When I walk through my gardens scattered with alfalfa plants, I see the familiar green leaves and tender stalks that the northern farmers cut for hay or sprouting seeds for our tables which is so easy to do. Alfalfa Sprouts
But what I do not see is what astonishes me most. Beneath my feet, alfalfa sends roots down, deeper and deeper, sometimes stretching more than fifteen meters below the surface. Seriously, they can go down that deep.
These roots penetrate layers of rock and compacted clay that most plants never reach. They tap into mineral reserves locked away far below, bringing them upward, transforming what was once inaccessible into food for life above ground. In this way alfalfa is not just a crop but a medicine for the soil, a natural miner that restores vitality to land worn thin.
Farmers have long planted alfalfa not only for forage but to heal their fields. Those roots break up hardpan, allowing air and water to circulate. The nodules on its roots host bacteria that fix nitrogen, adding fertility to the soil. Where once there was tired earth, alfalfa returns vigor. It is no surprise that regenerative farmers and soil stewards rely on it to rebuild. It does not merely feed the animals that graze it, it feeds the ground itself.

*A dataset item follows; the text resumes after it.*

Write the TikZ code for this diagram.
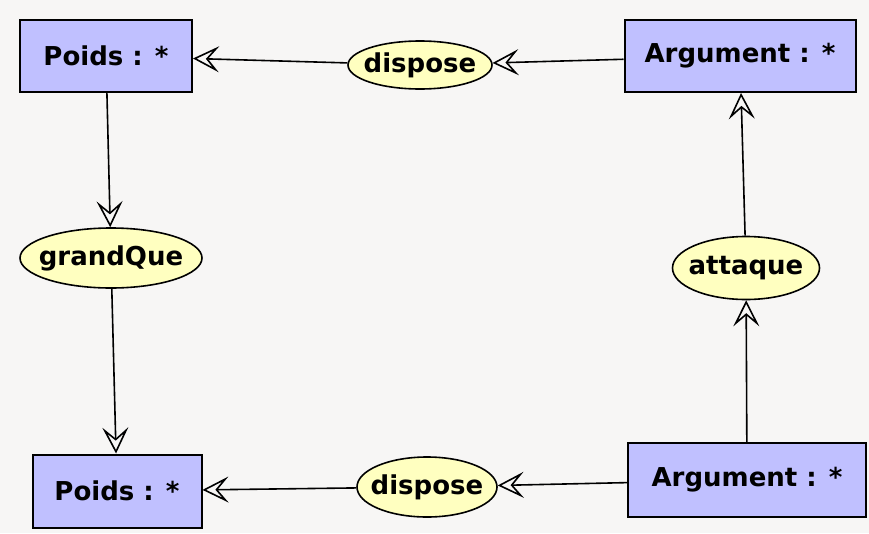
\documentclass[tikz,border=0pt]{standalone}
\usepackage{fontspec}
\setmainfont{DejaVu Sans}
\usetikzlibrary{shapes.geometric,arrows.meta}
\definecolor{bg}{HTML}{F7F6F5}
\definecolor{boxfill}{HTML}{C0C0FF}
\definecolor{ellfill}{HTML}{FFFFC0}
\newcommand{\zw}[1]{\makebox[0pt]{#1}}
\tikzset{
  cls/.style={draw=black, line width=2pt, fill=boxfill, inner sep=0pt, minimum height=72pt,
    font=\fontsize{26}{30}\selectfont\bfseries},
  rel/.style={draw=black, line width=1.6pt, fill=ellfill, ellipse, inner sep=0pt,
    font=\fontsize{26}{30}\selectfont\bfseries},
  conn/.style={line width=1.6pt, -{Stealth[open, length=26pt, width=26pt, inset=11pt]}}
}
\begin{document}
\begin{tikzpicture}[x=1pt,y=-1pt]
\fill[bg] (0,0) rectangle (869,533);
\useasboundingbox (0,0) rectangle (869,533);
\node[cls, minimum width=172pt] (p1) at (106,56) {Poids : *};
\node[cls, minimum width=231pt] (a1) at (740,56) {Argument : *};
\node[cls, minimum width=169pt, minimum height=73pt] (p2) at (117,491) {Poids : *};
\node[cls, minimum width=238pt, minimum height=74pt] (a2) at (747,480) {Argument : *};
\node[rel, minimum width=144pt, minimum height=48pt] (d1) at (420,65) {\zw{dispose}};
\node[rel, minimum width=182pt, minimum height=60pt] (g) at (111,258) {\zw{grandQue}};
\node[rel, minimum width=147pt, minimum height=63pt] (at) at (746,268) {\zw{attaque}};
\node[rel, minimum width=140pt, minimum height=60pt] (d2) at (427,487) {\zw{dispose}};
\draw[conn] (a1) -- (d1);
\draw[conn] (d1) -- (p1);
\draw[conn] (p1) -- (g);
\draw[conn] (g) -- (p2);
\draw[conn] (a2) -- (d2);
\draw[conn] (d2) -- (p2);
\draw[conn] (a2) -- (at);
\draw[conn] (at) -- (a1);
\end{tikzpicture}
\end{document}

In this sense alfalfa is a true alchemist of the land, converting stone and subsoil into nourishment, opening pathways for microbes, loosening what was compacted, and leaving behind a soil richer and more alive.
The same qualities that make alfalfa medicine for soil make it medicine for humans. When we eat young alfalfa sprouts or drink a tea of its leaves, we are receiving a concentrated distillation of minerals gathered from deep within the earth. Calcium, magnesium, phosphorus, potassium, iron, zinc, selenium, and trace elements often lacking in cultivated crops all appear in its tissues. It is as though the plant carries the memory of stone, offering us the mineral wealth of geological time in a form our bodies can absorb. No wonder it has been used for centuries as a tonic for strength and recovery. To consume alfalfa is to drink from the depths of the soil itself.
In my practice I have offered alfalfa to those weakened by illness, to women after childbirth, to elders losing vitality. The effect is gentle but steady, a gradual restoration of mineral balance. Its high chlorophyll content cleanses the blood, supporting the liver and intestines, while the minerals strengthen bones, teeth, and connective tissue.
I think of it as a green infusion of sunlight and stone, a food that nourishes both body and spirit. For people who live on refined foods and shallow-rooted crops, alfalfa brings what is missing. It offers back the richness that industrial agriculture has stripped from our diets.
I often pause at the metaphor hidden here. We too need to send our roots deep, beyond the surface distractions, into the hidden layers of ourselves and of the earth. Only then can we draw up the minerals of wisdom and resilience that sustain us. Alfalfa shows us how. It does not remain on the surface, content with what is easy. It pushes down relentlessly until it touches the old stones, the ancient layers, and it drinks. Then it shares those gifts freely with animals, with soil, with us. It is a teacher of perseverance and generosity.
Harvesting alfalfa is easy because it grows abundantly anywhere. I should have included it my Wild Plants Herb Book – next edition!
The young leaves and tops can be dried for tea or powdered for supplements. The seeds can be sprouted for crisp, living food full of enzymes. In the soil it can be mown and turned in as green manure, enriching the field for the crops that follow. Each form carries the essence of its deep roots. Whether you are a farmer replenishing soil fertility, a healer offering nourishment, or a gardener watching sprouts unfurl on a windowsill, you are partaking in the mineral cycle that begins far underground.
I believe alfalfa will become increasingly important in times ahead, not only as a forage crop but as a reminder of how life connects from stone to soil to seed to body. In its humble stems and trifoliate leaves lies a story of renewal. It gathers from the depths, it shares without hesitation, and it heals both earth and human. When I taste the green bitterness of alfalfa tea I taste more than a plant, I taste the memory of mountains eroded into soil, of rain carrying minerals into cracks, of roots drawing them upward, and of the body gratefully receiving what only the earth could give.